┌─ MATERIAL PROVIDED

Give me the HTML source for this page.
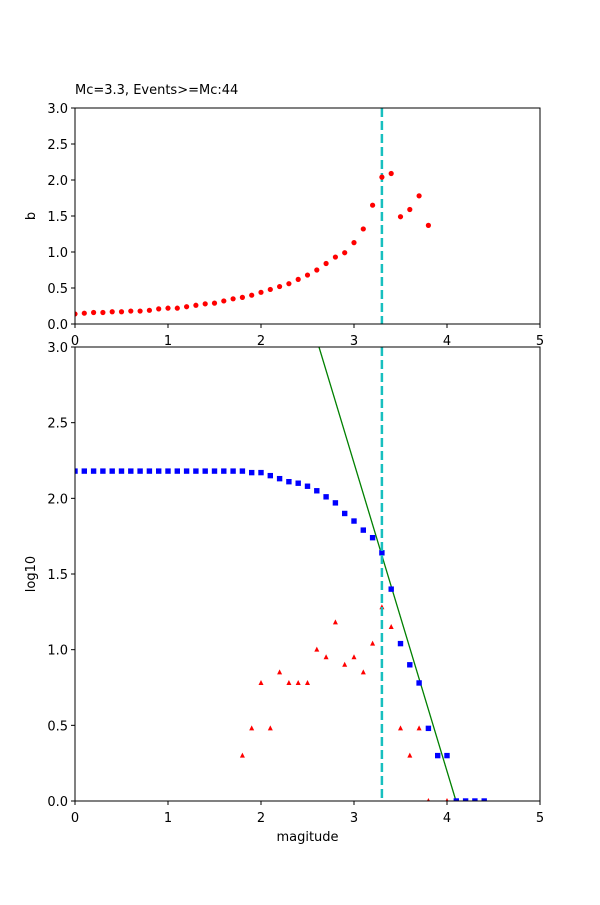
<!DOCTYPE html>
<html><head><meta charset="utf-8"><style>
html,body{margin:0;padding:0;background:#fff;}
svg text{font-family:"DejaVu Sans","Liberation Sans",sans-serif;font-size:13px;fill:#000;}
</style></head><body>
<svg id="s" width="600" height="900" xmlns="http://www.w3.org/2000/svg">
<defs>
<clipPath id="c1"><rect x="75" y="108" width="465" height="216"/></clipPath>
<clipPath id="c2"><rect x="75" y="347" width="465" height="454"/></clipPath>
</defs>
<text x="75" y="94">Mc=3.3, Events&gt;=Mc:44</text>
<g id="top"></g>
<g id="bot"></g>
</svg>
<script>
var NS="http://www.w3.org/2000/svg",s=document.getElementById('s');
function el(t,a,p,txt){var e=document.createElementNS(NS,t);for(var k in a)e.setAttribute(k,a[k]);if(txt!=null)e.textContent=txt;(p||s).appendChild(e);return e;}
function X(m){return 75+93*m;}
// top
var T=document.getElementById('top');
function Yt(v){return 324-72*v;}
var b=[0.14,0.15,0.16,0.16,0.17,0.17,0.18,0.18,0.19,0.21,0.22,0.22,0.24,0.26,0.28,0.29,0.32,0.35,0.37,0.40,0.44,0.48,0.52,0.56,0.62,0.68,0.75,0.84,0.93,0.99,1.13,1.32,1.65,2.04,2.09,1.49,1.59,1.78,1.37];
el('line',{x1:X(3.3),y1:108,x2:X(3.3),y2:324,stroke:'#17bfbf','stroke-width':2.5,'stroke-dasharray':'9,4'},T);
var gt=el('g',{'clip-path':'url(#c1)'},T);
b.forEach(function(v,i){el('circle',{cx:X(i/10),cy:Yt(v),r:2.6,fill:'#f00'},gt);});
el('rect',{x:75,y:108,width:465,height:216,fill:'none',stroke:'#000','stroke-width':1},T);
for(var i=0;i<=5;i++){el('line',{x1:X(i),y1:324,x2:X(i),y2:328,stroke:'#000'},T);el('text',{x:X(i),y:345,'text-anchor':'middle'},T,i);}
for(var j=0;j<=6;j++){var v=j*0.5,y=Yt(v);el('line',{x1:71,y1:y,x2:75,y2:y,stroke:'#000'},T);el('text',{x:68,y:y+5,'text-anchor':'end'},T,v.toFixed(1));}
el('text',{x:35,y:216,'text-anchor':'middle',transform:'rotate(-90 35 216)'},T,'b');
// bottom
var B=document.getElementById('bot');
function Yb(v){return 801-151.33*v;}
var gb=el('g',{'clip-path':'url(#c2)'},B);
var bl=[];for(i=0;i<=18;i++)bl.push(2.18);
bl=bl.concat([2.17,2.17,2.15,2.13,2.11,2.10,2.08,2.05,2.01,1.97,1.90,1.85,1.79,1.74,1.64,1.40,1.04,0.90,0.78,0.48,0.30,0.30,0,0,0,0]);
el('line',{x1:319,y1:347,x2:456,y2:801,stroke:'#008000','stroke-width':1.3},gb);
var tr=[[1.8,0.30],[1.9,0.48],[2.0,0.78],[2.1,0.48],[2.2,0.85],[2.3,0.78],[2.4,0.78],[2.5,0.78],[2.6,1.0],[2.7,0.95],[2.8,1.18],[2.9,0.90],[3.0,0.95],[3.1,0.85],[3.2,1.04],[3.3,1.28],[3.4,1.15],[3.5,0.48],[3.6,0.30],[3.7,0.48],[3.8,0],[4.0,0]];
tr.forEach(function(p){var x=X(p[0]),y=Yb(p[1]);el('polygon',{points:(x-2.5)+','+(y+2)+' '+x+','+(y-3)+' '+(x+2.5)+','+(y+2),fill:'#f00'},gb);});
bl.forEach(function(v,i){var x=X(i/10),y=Yb(v);el('rect',{x:x-2.7,y:y-2.7,width:5.4,height:5.4,fill:'#00f'},gb);});
el('line',{x1:X(3.3),y1:347,x2:X(3.3),y2:801,stroke:'#17bfbf','stroke-width':2.5,'stroke-dasharray':'9,4'},B);
el('rect',{x:75,y:347,width:465,height:454,fill:'none',stroke:'#000','stroke-width':1},B);
for(i=0;i<=5;i++){el('line',{x1:X(i),y1:801,x2:X(i),y2:805,stroke:'#000'},B);el('text',{x:X(i),y:822,'text-anchor':'middle'},B,i);}
for(j=0;j<=6;j++){v=j*0.5;y=Yb(v);el('line',{x1:71,y1:y,x2:75,y2:y,stroke:'#000'},B);el('text',{x:68,y:y+5,'text-anchor':'end'},B,v.toFixed(1));}
el('text',{x:307.5,y:841,'text-anchor':'middle'},B,'magitude');
el('text',{x:35,y:574,'text-anchor':'middle',transform:'rotate(-90 35 574)'},B,'log10');
</script>
</body></html>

└─

INSTRUCTION: Make an exact reproduction of the listing above, without any pictures.

EXPECTED ANSWER:
Give me the HTML source for this page.
<!DOCTYPE html>
<html><head><meta charset="utf-8"><style>
html,body{margin:0;padding:0;background:#fff;}
svg text{font-family:"DejaVu Sans","Liberation Sans",sans-serif;font-size:13px;fill:#000;}
</style></head><body>
<svg id="s" width="600" height="900" xmlns="http://www.w3.org/2000/svg">
<defs>
<clipPath id="c1"><rect x="75" y="108" width="465" height="216"/></clipPath>
<clipPath id="c2"><rect x="75" y="347" width="465" height="454"/></clipPath>
</defs>
<text x="75" y="94">Mc=3.3, Events&gt;=Mc:44</text>
<g id="top"></g>
<g id="bot"></g>
</svg>
<script>
var NS="http://www.w3.org/2000/svg",s=document.getElementById('s');
function el(t,a,p,txt){var e=document.createElementNS(NS,t);for(var k in a)e.setAttribute(k,a[k]);if(txt!=null)e.textContent=txt;(p||s).appendChild(e);return e;}
function X(m){return 75+93*m;}
// top
var T=document.getElementById('top');
function Yt(v){return 324-72*v;}
var b=[0.14,0.15,0.16,0.16,0.17,0.17,0.18,0.18,0.19,0.21,0.22,0.22,0.24,0.26,0.28,0.29,0.32,0.35,0.37,0.40,0.44,0.48,0.52,0.56,0.62,0.68,0.75,0.84,0.93,0.99,1.13,1.32,1.65,2.04,2.09,1.49,1.59,1.78,1.37];
el('line',{x1:X(3.3),y1:108,x2:X(3.3),y2:324,stroke:'#17bfbf','stroke-width':2.5,'stroke-dasharray':'9,4'},T);
var gt=el('g',{'clip-path':'url(#c1)'},T);
b.forEach(function(v,i){el('circle',{cx:X(i/10),cy:Yt(v),r:2.6,fill:'#f00'},gt);});
el('rect',{x:75,y:108,width:465,height:216,fill:'none',stroke:'#000','stroke-width':1},T);
for(var i=0;i<=5;i++){el('line',{x1:X(i),y1:324,x2:X(i),y2:328,stroke:'#000'},T);el('text',{x:X(i),y:345,'text-anchor':'middle'},T,i);}
for(var j=0;j<=6;j++){var v=j*0.5,y=Yt(v);el('line',{x1:71,y1:y,x2:75,y2:y,stroke:'#000'},T);el('text',{x:68,y:y+5,'text-anchor':'end'},T,v.toFixed(1));}
el('text',{x:35,y:216,'text-anchor':'middle',transform:'rotate(-90 35 216)'},T,'b');
// bottom
var B=document.getElementById('bot');
function Yb(v){return 801-151.33*v;}
var gb=el('g',{'clip-path':'url(#c2)'},B);
var bl=[];for(i=0;i<=18;i++)bl.push(2.18);
bl=bl.concat([2.17,2.17,2.15,2.13,2.11,2.10,2.08,2.05,2.01,1.97,1.90,1.85,1.79,1.74,1.64,1.40,1.04,0.90,0.78,0.48,0.30,0.30,0,0,0,0]);
el('line',{x1:319,y1:347,x2:456,y2:801,stroke:'#008000','stroke-width':1.3},gb);
var tr=[[1.8,0.30],[1.9,0.48],[2.0,0.78],[2.1,0.48],[2.2,0.85],[2.3,0.78],[2.4,0.78],[2.5,0.78],[2.6,1.0],[2.7,0.95],[2.8,1.18],[2.9,0.90],[3.0,0.95],[3.1,0.85],[3.2,1.04],[3.3,1.28],[3.4,1.15],[3.5,0.48],[3.6,0.30],[3.7,0.48],[3.8,0],[4.0,0]];
tr.forEach(function(p){var x=X(p[0]),y=Yb(p[1]);el('polygon',{points:(x-2.5)+','+(y+2)+' '+x+','+(y-3)+' '+(x+2.5)+','+(y+2),fill:'#f00'},gb);});
bl.forEach(function(v,i){var x=X(i/10),y=Yb(v);el('rect',{x:x-2.7,y:y-2.7,width:5.4,height:5.4,fill:'#00f'},gb);});
el('line',{x1:X(3.3),y1:347,x2:X(3.3),y2:801,stroke:'#17bfbf','stroke-width':2.5,'stroke-dasharray':'9,4'},B);
el('rect',{x:75,y:347,width:465,height:454,fill:'none',stroke:'#000','stroke-width':1},B);
for(i=0;i<=5;i++){el('line',{x1:X(i),y1:801,x2:X(i),y2:805,stroke:'#000'},B);el('text',{x:X(i),y:822,'text-anchor':'middle'},B,i);}
for(j=0;j<=6;j++){v=j*0.5;y=Yb(v);el('line',{x1:71,y1:y,x2:75,y2:y,stroke:'#000'},B);el('text',{x:68,y:y+5,'text-anchor':'end'},B,v.toFixed(1));}
el('text',{x:307.5,y:841,'text-anchor':'middle'},B,'magitude');
el('text',{x:35,y:574,'text-anchor':'middle',transform:'rotate(-90 35 574)'},B,'log10');
</script>
</body></html>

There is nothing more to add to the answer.